The task: Search the listing for the string "matplotlib" and copy every line that contains it.
-- Begin --
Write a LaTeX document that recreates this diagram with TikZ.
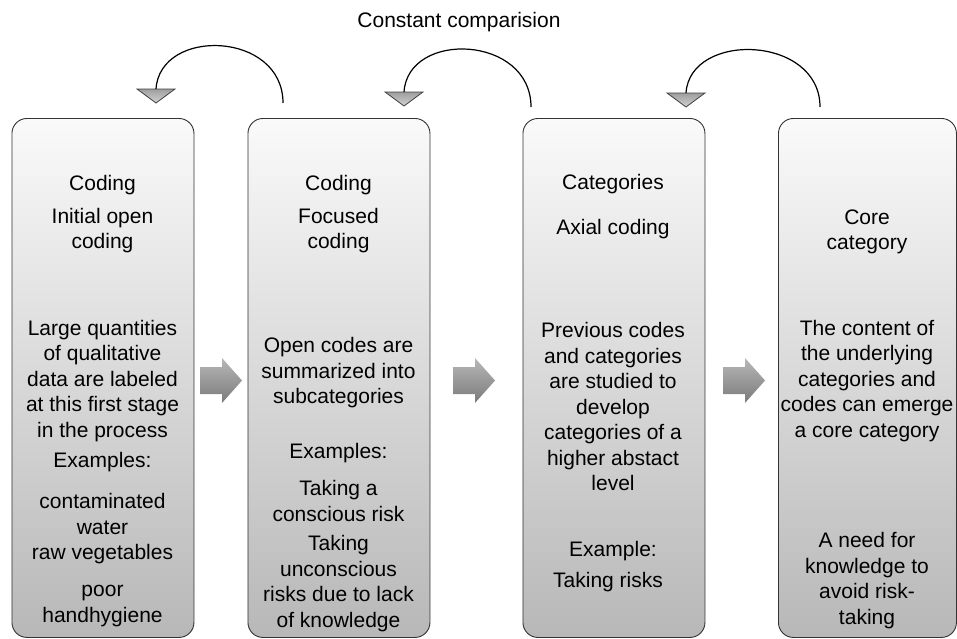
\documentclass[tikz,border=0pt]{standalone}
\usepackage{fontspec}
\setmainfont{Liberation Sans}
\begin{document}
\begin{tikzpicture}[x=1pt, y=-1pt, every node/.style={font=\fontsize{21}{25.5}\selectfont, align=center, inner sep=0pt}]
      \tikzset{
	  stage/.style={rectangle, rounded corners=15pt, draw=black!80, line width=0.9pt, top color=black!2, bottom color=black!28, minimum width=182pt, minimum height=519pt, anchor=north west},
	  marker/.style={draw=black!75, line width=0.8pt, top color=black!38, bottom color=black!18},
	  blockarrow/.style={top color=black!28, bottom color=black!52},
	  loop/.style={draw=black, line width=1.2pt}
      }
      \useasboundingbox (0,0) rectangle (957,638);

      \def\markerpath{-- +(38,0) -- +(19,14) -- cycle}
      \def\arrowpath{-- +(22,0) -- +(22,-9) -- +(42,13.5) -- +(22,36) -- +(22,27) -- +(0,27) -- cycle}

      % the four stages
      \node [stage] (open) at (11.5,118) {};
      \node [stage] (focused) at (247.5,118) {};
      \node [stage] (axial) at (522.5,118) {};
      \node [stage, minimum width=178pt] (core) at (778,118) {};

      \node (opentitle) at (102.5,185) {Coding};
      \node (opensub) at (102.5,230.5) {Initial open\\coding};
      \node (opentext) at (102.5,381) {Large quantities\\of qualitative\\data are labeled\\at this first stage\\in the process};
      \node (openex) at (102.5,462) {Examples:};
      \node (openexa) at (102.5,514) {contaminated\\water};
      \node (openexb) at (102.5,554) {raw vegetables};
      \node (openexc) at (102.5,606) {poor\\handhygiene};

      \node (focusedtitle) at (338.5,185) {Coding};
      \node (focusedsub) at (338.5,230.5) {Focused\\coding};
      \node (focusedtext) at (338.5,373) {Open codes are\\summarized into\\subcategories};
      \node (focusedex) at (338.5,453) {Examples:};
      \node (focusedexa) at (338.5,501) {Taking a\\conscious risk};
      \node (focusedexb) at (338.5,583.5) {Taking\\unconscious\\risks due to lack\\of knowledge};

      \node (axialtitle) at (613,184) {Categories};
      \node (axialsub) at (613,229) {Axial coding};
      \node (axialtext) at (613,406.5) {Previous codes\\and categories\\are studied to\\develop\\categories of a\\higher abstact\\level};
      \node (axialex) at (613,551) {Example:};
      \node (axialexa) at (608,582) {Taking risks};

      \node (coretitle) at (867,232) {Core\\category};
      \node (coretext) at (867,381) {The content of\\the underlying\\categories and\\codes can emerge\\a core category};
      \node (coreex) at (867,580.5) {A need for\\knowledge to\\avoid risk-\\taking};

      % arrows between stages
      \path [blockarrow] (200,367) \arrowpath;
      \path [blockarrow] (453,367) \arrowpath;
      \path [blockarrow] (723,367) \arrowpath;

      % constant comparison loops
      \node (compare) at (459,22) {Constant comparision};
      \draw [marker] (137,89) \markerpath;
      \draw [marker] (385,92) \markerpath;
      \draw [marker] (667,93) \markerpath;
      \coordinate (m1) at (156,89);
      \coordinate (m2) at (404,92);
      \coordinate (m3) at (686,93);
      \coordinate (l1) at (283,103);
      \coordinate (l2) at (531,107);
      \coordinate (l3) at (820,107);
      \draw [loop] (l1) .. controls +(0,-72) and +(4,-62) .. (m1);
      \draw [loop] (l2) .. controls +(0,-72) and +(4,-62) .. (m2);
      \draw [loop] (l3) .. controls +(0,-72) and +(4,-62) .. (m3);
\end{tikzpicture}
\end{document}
-- End --
-- Begin --
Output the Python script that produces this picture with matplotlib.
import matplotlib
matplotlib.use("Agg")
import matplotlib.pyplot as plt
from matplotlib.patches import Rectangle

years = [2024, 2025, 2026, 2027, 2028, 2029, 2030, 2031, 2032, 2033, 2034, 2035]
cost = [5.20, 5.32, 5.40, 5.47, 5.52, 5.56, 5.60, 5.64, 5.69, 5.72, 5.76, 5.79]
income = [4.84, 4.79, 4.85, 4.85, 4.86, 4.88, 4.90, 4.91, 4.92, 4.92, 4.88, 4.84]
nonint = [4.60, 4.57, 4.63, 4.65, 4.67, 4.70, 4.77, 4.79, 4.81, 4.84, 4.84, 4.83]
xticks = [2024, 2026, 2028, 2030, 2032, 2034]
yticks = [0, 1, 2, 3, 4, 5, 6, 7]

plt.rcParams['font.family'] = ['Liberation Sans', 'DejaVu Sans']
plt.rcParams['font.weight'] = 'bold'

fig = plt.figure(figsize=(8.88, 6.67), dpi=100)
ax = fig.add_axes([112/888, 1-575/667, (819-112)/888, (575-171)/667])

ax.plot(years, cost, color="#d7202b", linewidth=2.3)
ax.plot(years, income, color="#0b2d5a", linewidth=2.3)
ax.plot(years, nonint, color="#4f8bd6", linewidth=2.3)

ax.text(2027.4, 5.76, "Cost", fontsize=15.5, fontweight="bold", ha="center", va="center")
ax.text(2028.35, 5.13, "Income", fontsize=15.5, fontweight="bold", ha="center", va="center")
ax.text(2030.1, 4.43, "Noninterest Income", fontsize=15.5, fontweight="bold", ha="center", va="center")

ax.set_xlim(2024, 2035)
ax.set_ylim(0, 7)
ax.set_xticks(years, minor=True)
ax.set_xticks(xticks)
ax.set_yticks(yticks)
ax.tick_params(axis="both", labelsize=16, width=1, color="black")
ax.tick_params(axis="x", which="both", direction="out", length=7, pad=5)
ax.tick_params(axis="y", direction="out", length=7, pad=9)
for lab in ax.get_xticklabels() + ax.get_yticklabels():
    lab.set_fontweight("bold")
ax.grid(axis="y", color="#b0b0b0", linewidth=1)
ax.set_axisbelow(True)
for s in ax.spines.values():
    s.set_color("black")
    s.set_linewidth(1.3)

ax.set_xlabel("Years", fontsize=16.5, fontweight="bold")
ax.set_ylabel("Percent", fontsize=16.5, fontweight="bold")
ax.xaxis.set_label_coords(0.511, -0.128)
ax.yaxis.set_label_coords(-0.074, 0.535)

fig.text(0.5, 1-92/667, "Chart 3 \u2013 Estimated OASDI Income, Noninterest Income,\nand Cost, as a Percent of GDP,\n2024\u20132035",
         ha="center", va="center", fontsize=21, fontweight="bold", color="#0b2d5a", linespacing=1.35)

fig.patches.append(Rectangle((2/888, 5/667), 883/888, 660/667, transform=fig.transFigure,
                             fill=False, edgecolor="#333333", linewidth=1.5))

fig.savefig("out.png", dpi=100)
-- End --
Result of this task:
Output the Python script that produces this picture with matplotlib.
import matplotlib
matplotlib.use("Agg")
import matplotlib.pyplot as plt
from matplotlib.patches import Rectangle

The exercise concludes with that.